A roadblock for users

PCs like the Asus NovaGo currently include a 64-bit version of the Windows operating system, but will only run 32-bit apps.  (Virtually all of today’s PCs include a 64-bit version of Windows, and 64-bit apps.) The real difference between 32-bit and 64-bit apps concerns the amount of memory they can address; 32-bit apps are limited to 4GB of memory, meaning that some high-performance creative apps and games might not be able to run.

On one hand, that might not be a significant problem for PCs like the NovaGo and the HP Elite x2, which have been marketed as an always-connected, all-day computer rather than a performance powerhouse. But Windows also blocks 64-bit apps from being installed from the Store or elsewhere, without really explaining why. That can be disconcerting to a user who expects the “full” Windows experience. That roadblock will go away once 64-bit apps are supported on ARM.

The other sacrifice that owners of a Qualcomm Snapdragon PC have to make is to tolerate that apps written for the Intel Core chips have to be emulated, or interpreted—a translation feature that slows down the app somewhat. (Apps written for the ARM chips are processed natively, at full speed.
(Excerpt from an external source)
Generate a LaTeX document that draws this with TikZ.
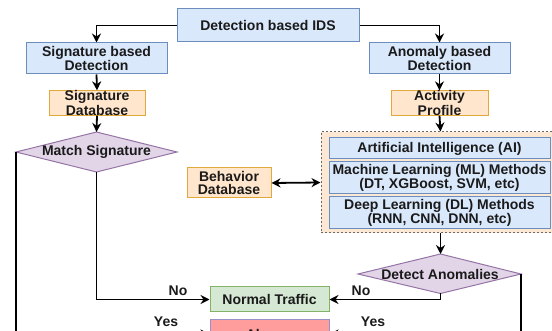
\documentclass[tikz,border=0pt]{standalone}
\usepackage{fontspec}
\setmainfont{Liberation Sans}
\usetikzlibrary{arrows.meta}
\definecolor{bfill}{HTML}{DAE8FC}
\definecolor{bdraw}{HTML}{6C8EBF}
\definecolor{ofill}{HTML}{FFE6CC}
\definecolor{odraw}{HTML}{E0A93A}
\definecolor{pfill}{HTML}{E1D5E7}
\definecolor{pdraw}{HTML}{9673A6}
\definecolor{gfill}{HTML}{D5E8D4}
\definecolor{gdraw}{HTML}{82B366}
\definecolor{rfill}{HTML}{FF9C9C}
\definecolor{rdraw}{HTML}{9A90C8}
\definecolor{cfill}{HTML}{FDE8D3}
\definecolor{cdraw}{HTML}{6A6A6A}
\definecolor{txt}{HTML}{1A1A1A}
\begin{document}
\begin{tikzpicture}[x=1pt,y=-1pt,
  every node/.style={font=\fontsize{14}{13}\selectfont\bfseries, text=txt, align=center, inner sep=0pt},
  bluebox/.style={draw=bdraw, fill=bfill, line width=1pt},
  orangebox/.style={draw=odraw, fill=ofill, line width=1pt},
  greenbox/.style={draw=gdraw, fill=gfill, line width=1pt},
  redbox/.style={draw=rdraw, fill=rfill, line width=1pt},
  container/.style={draw=cdraw, fill=cfill, line width=1pt, dash pattern=on 2pt off 2pt},
  decision/.style={draw=pdraw, fill=pfill, line width=1pt},
  arr/.style={draw=black, line width=1.8pt, -{Stealth[length=9pt,width=9pt]}},
  arrboth/.style={draw=black, line width=1.8pt, {Stealth[length=9pt,width=9pt]}-{Stealth[length=9pt,width=9pt]}},
  lbl/.style={font=\fontsize{14}{13}\selectfont\bfseries}
]
\useasboundingbox (0,0) rectangle (552,331);
\clip (0,0) rectangle (552,331);

% top
\node[bluebox, minimum width=182pt, minimum height=33pt] (ids) at (268,25.5) {Detection based IDS};

% left branch
\node[bluebox, minimum width=141pt, minimum height=31pt] (sig) at (96.5,58.5) {Signature based\\Detection};
\node[orangebox, minimum width=96pt, minimum height=24pt] (sigdb) at (97,103) {Signature\\Database};
\coordinate (ms-l) at (16,152);
\coordinate (ms-r) at (177,152);
\coordinate (ms-t) at (96.5,132);
\coordinate (ms-b) at (96.5,172);
\draw[decision] (ms-l) -- (ms-t) -- (ms-r) -- (ms-b) -- cycle;
\node (ms) at (96.5,152) {Match Signature};

% right branch
\node[bluebox, minimum width=141pt, minimum height=31pt] (ano) at (439.5,58.5) {Anomaly based\\Detection};
\node[orangebox, minimum width=97pt, minimum height=24pt] (act) at (439.5,103) {Activity\\Profile};
\node[container, minimum width=239pt, minimum height=101pt] (cont) at (440.5,182.5) {};
\node[bluebox, minimum width=221pt, minimum height=21pt] (ai) at (439.5,148.5) {Artificial Intelligence (AI)};
\node[bluebox, minimum width=221pt, minimum height=32pt] (ml) at (439.5,178) {Machine Learning (ML) Methods\\(DT, XGBoost, SVM, etc)};
\node[bluebox, minimum width=221pt, minimum height=32pt] (dl) at (439.5,213) {Deep Learning (DL) Methods\\(RNN, CNN, DNN, etc)};
\node[orangebox, minimum width=84pt, minimum height=30pt] (beh) at (229,183) {Behavior\\Database};

\coordinate (da-l) at (358,274);
\coordinate (da-r) at (521,274);
\coordinate (da-t) at (440.5,254);
\coordinate (da-b) at (440.5,293.5);
\draw[decision] (da-l) -- (da-t) -- (da-r) -- (da-b) -- cycle;
\node (da) at (440,274) {Detect Anomalies};

% outcomes
\node[greenbox, minimum width=119pt, minimum height=25pt] (normal) at (269.5,299.5) {Normal Traffic};
\node[redbox, minimum width=119pt, minimum height=28pt] (alarms) at (269.5,334) {Alarms};

% connectors
\draw[arr] (ids.west) -| (sig.north);
\draw[arr] (ids.east) -| (ano.north);
\draw[arr] (sig.south) -- (sigdb.north);
\draw[arr] (sigdb.south) -- (ms-t);
\draw[arr] (ms-b) |- (normal.west);
\draw[arr] (ms-l) |- (alarms.west);
\draw[arr] (ano.south) -- (act.north);
\draw[arr] (act.south) -- (cont.north);
\draw[arrboth] (beh.east) -- (cont.west);
\draw[arr] (cont.south) -- (da-t);
\draw[arr] (da-b) |- (normal.east);
\draw[arr] (da-r) |- (alarms.east);

% labels
\node[lbl] (no1) at (178,291) {No};
\node[lbl] (no2) at (361,291) {No};
\node[lbl] (yes1) at (166,322) {Yes};
\node[lbl] (yes2) at (373,322) {Yes};
\end{tikzpicture}
\end{document}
The core Windows OS is never emulated, either, a Microsoft representative confirmed.)

The good news, Microsoft representatives added, is that as more developers check in code compiled for the ARM processor—either using the 32-bit SDK or, eventually, the 64-bit version—the Microsoft Store app will automatically download the updated apps to users. So while buying a Qualcomm-powered Always Connected PC currently carries with it several caveats, things should improve over time.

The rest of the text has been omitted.